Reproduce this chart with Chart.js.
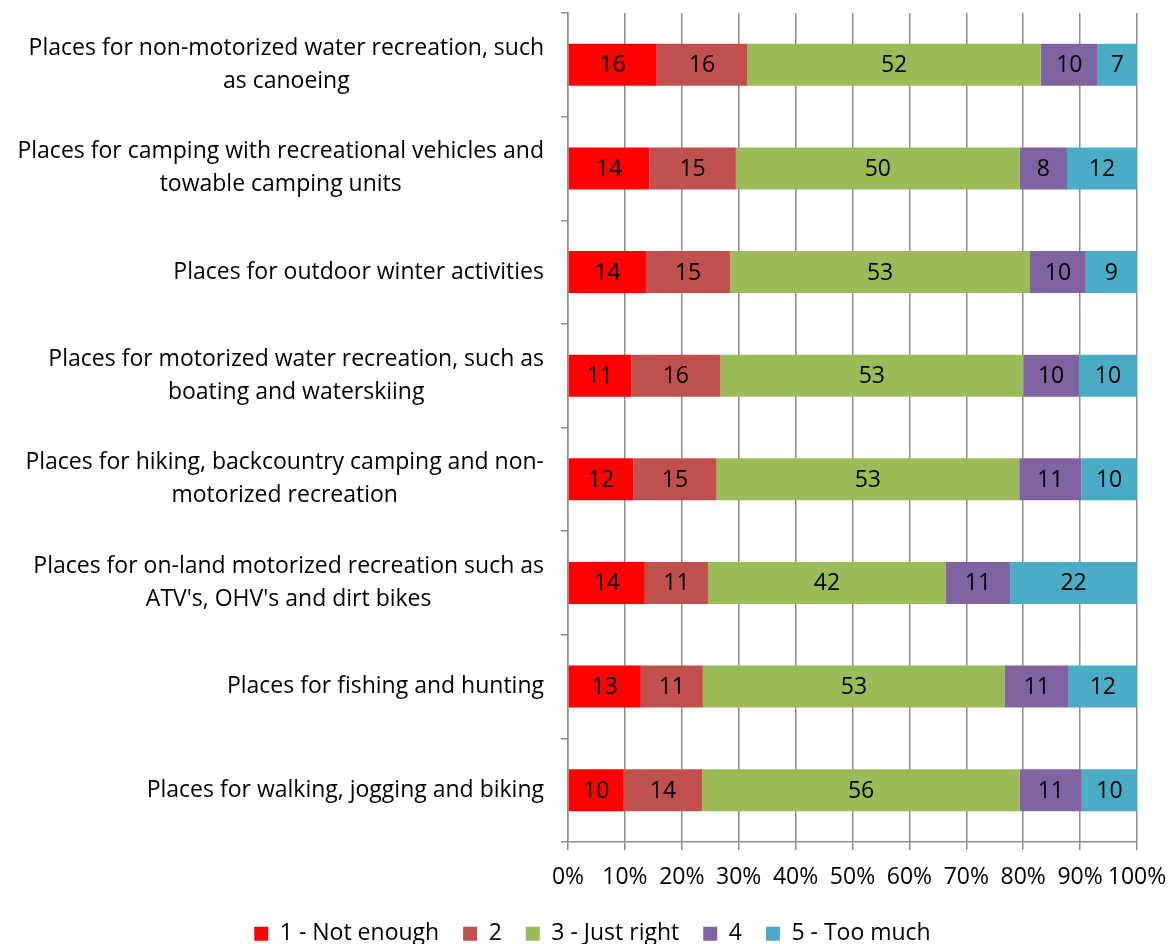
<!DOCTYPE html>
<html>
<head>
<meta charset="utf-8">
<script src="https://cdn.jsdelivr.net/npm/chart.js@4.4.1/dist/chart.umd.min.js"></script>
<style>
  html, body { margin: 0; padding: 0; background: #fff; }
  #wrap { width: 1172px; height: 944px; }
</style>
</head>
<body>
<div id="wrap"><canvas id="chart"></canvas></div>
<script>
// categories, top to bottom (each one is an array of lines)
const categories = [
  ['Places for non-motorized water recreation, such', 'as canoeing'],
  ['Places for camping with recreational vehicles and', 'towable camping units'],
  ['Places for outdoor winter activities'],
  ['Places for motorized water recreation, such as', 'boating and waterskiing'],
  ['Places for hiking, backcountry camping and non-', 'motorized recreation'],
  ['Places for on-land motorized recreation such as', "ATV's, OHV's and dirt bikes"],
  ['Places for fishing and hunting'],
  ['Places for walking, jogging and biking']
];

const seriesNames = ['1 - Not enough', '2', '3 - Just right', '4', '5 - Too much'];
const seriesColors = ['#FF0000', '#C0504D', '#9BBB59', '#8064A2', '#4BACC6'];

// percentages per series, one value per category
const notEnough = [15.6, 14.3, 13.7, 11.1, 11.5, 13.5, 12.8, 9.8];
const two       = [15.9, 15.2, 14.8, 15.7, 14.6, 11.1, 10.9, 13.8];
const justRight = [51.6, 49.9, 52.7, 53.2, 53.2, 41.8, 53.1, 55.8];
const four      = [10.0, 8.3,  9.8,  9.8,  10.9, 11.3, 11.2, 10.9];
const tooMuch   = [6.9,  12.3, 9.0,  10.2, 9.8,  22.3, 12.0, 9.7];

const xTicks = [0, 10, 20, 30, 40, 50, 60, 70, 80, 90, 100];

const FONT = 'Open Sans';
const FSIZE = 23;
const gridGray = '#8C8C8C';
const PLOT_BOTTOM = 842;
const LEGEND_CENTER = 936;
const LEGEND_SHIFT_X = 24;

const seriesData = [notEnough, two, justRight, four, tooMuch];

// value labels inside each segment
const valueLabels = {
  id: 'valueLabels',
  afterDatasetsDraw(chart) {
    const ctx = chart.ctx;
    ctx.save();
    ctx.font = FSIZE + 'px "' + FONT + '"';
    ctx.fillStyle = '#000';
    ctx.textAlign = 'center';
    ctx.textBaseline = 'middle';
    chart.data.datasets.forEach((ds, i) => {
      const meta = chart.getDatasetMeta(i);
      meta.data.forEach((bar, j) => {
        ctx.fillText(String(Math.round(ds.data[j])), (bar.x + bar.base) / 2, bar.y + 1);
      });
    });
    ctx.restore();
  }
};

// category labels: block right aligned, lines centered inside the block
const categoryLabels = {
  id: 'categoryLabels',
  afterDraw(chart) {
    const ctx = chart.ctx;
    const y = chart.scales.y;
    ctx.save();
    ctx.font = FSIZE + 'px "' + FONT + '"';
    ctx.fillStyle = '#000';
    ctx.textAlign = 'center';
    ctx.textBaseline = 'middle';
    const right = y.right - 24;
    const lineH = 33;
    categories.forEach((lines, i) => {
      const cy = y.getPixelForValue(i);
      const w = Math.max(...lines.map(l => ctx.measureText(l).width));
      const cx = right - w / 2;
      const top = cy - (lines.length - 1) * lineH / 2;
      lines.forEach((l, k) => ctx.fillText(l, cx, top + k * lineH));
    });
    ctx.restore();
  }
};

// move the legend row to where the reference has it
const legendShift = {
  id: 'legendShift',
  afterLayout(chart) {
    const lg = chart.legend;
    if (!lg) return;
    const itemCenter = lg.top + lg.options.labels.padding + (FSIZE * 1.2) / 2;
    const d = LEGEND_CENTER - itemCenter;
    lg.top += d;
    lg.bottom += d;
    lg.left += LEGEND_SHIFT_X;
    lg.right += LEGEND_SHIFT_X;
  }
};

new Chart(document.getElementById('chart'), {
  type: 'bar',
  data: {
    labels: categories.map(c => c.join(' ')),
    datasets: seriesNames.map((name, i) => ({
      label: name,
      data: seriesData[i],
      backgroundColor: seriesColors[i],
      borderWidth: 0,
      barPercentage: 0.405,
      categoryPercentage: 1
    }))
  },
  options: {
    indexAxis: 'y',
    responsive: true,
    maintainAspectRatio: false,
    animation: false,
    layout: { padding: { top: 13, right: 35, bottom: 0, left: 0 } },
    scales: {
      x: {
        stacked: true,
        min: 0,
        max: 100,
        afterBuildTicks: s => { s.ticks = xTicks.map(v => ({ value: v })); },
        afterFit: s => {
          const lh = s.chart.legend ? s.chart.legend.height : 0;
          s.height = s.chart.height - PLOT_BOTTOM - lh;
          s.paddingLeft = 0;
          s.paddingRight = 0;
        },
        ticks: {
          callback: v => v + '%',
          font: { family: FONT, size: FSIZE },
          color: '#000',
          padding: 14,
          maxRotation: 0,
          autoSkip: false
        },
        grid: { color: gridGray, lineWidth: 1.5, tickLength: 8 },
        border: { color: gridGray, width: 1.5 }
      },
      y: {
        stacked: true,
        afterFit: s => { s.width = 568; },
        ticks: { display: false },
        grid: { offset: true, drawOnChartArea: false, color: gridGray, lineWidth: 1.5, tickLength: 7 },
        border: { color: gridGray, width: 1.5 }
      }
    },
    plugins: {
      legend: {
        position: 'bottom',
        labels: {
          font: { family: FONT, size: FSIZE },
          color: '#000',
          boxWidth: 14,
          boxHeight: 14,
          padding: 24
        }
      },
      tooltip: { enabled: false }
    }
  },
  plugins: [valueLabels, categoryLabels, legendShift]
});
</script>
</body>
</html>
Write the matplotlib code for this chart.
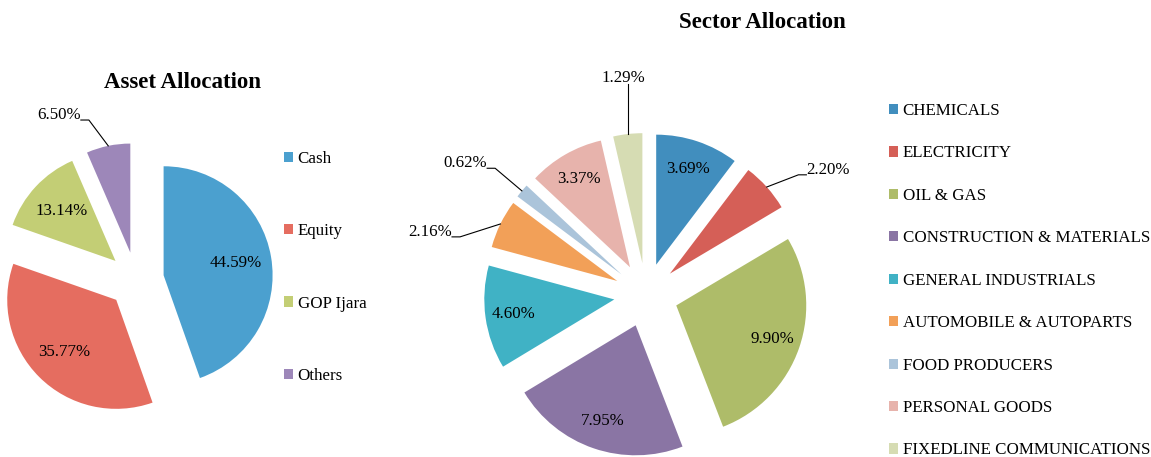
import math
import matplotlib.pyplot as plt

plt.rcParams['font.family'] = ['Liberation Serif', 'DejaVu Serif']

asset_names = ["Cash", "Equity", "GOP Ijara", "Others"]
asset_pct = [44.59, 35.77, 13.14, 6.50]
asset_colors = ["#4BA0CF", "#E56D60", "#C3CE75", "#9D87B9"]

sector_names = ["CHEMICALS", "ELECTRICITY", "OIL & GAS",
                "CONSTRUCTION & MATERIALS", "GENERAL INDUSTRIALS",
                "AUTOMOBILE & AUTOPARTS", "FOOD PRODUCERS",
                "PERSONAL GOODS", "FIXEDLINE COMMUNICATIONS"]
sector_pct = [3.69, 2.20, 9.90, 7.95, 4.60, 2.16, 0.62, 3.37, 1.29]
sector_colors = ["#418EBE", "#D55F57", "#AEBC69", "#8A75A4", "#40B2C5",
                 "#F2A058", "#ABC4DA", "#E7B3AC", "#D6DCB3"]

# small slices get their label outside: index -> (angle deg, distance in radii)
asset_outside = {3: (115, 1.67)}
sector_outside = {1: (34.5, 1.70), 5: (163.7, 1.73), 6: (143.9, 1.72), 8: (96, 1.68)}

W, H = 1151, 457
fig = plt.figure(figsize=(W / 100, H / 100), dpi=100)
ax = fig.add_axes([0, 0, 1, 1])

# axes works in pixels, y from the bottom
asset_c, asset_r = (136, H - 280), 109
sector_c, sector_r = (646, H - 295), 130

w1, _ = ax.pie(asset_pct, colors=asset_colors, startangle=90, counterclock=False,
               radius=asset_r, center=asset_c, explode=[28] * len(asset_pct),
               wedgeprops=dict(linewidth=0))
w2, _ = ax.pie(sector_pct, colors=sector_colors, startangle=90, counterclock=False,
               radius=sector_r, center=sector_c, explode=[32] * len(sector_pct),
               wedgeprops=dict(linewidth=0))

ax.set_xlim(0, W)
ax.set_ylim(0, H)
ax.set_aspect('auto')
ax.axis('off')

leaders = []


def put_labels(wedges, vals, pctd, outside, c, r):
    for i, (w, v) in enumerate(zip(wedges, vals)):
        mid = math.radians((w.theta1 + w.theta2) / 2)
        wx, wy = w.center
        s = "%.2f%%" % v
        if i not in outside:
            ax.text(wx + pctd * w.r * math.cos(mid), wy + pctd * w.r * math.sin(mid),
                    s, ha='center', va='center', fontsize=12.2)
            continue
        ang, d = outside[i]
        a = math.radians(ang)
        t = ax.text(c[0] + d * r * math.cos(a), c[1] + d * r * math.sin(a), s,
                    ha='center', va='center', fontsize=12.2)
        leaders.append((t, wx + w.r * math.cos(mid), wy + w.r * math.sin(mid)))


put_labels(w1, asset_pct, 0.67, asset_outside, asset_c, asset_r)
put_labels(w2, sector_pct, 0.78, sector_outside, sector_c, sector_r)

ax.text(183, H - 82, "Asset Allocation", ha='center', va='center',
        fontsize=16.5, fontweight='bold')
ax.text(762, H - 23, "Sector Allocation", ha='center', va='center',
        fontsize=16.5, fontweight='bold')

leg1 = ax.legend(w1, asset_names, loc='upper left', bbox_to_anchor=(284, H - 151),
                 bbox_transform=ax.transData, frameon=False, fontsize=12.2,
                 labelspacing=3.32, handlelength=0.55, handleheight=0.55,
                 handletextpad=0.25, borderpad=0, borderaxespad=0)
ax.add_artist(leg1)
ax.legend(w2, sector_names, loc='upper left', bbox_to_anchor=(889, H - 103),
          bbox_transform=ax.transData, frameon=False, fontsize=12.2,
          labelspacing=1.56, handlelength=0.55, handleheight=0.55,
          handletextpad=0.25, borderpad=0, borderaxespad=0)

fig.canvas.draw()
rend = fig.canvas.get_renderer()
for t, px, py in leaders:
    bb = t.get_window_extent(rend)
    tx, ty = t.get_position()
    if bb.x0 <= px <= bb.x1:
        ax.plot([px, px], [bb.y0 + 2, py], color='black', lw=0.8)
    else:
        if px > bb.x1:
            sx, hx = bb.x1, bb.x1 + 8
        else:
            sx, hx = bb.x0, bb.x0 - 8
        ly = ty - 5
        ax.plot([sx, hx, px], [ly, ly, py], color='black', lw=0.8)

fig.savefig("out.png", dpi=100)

▶ **Exercise task**
Repeat the lines exactly as they stand, from the opening line of the data through the line with "['#FF0000', '#C0504D', '#9BBB59', '#8064A2', '#4BACC6'];". Pictures stay out of the copy.

▶ **Output for this task**
Reproduce this chart with Chart.js.
<!DOCTYPE html>
<html>
<head>
<meta charset="utf-8">
<script src="https://cdn.jsdelivr.net/npm/chart.js@4.4.1/dist/chart.umd.min.js"></script>
<style>
  html, body { margin: 0; padding: 0; background: #fff; }
  #wrap { width: 1172px; height: 944px; }
</style>
</head>
<body>
<div id="wrap"><canvas id="chart"></canvas></div>
<script>
// categories, top to bottom (each one is an array of lines)
const categories = [
  ['Places for non-motorized water recreation, such', 'as canoeing'],
  ['Places for camping with recreational vehicles and', 'towable camping units'],
  ['Places for outdoor winter activities'],
  ['Places for motorized water recreation, such as', 'boating and waterskiing'],
  ['Places for hiking, backcountry camping and non-', 'motorized recreation'],
  ['Places for on-land motorized recreation such as', "ATV's, OHV's and dirt bikes"],
  ['Places for fishing and hunting'],
  ['Places for walking, jogging and biking']
];

const seriesNames = ['1 - Not enough', '2', '3 - Just right', '4', '5 - Too much'];
const seriesColors = ['#FF0000', '#C0504D', '#9BBB59', '#8064A2', '#4BACC6'];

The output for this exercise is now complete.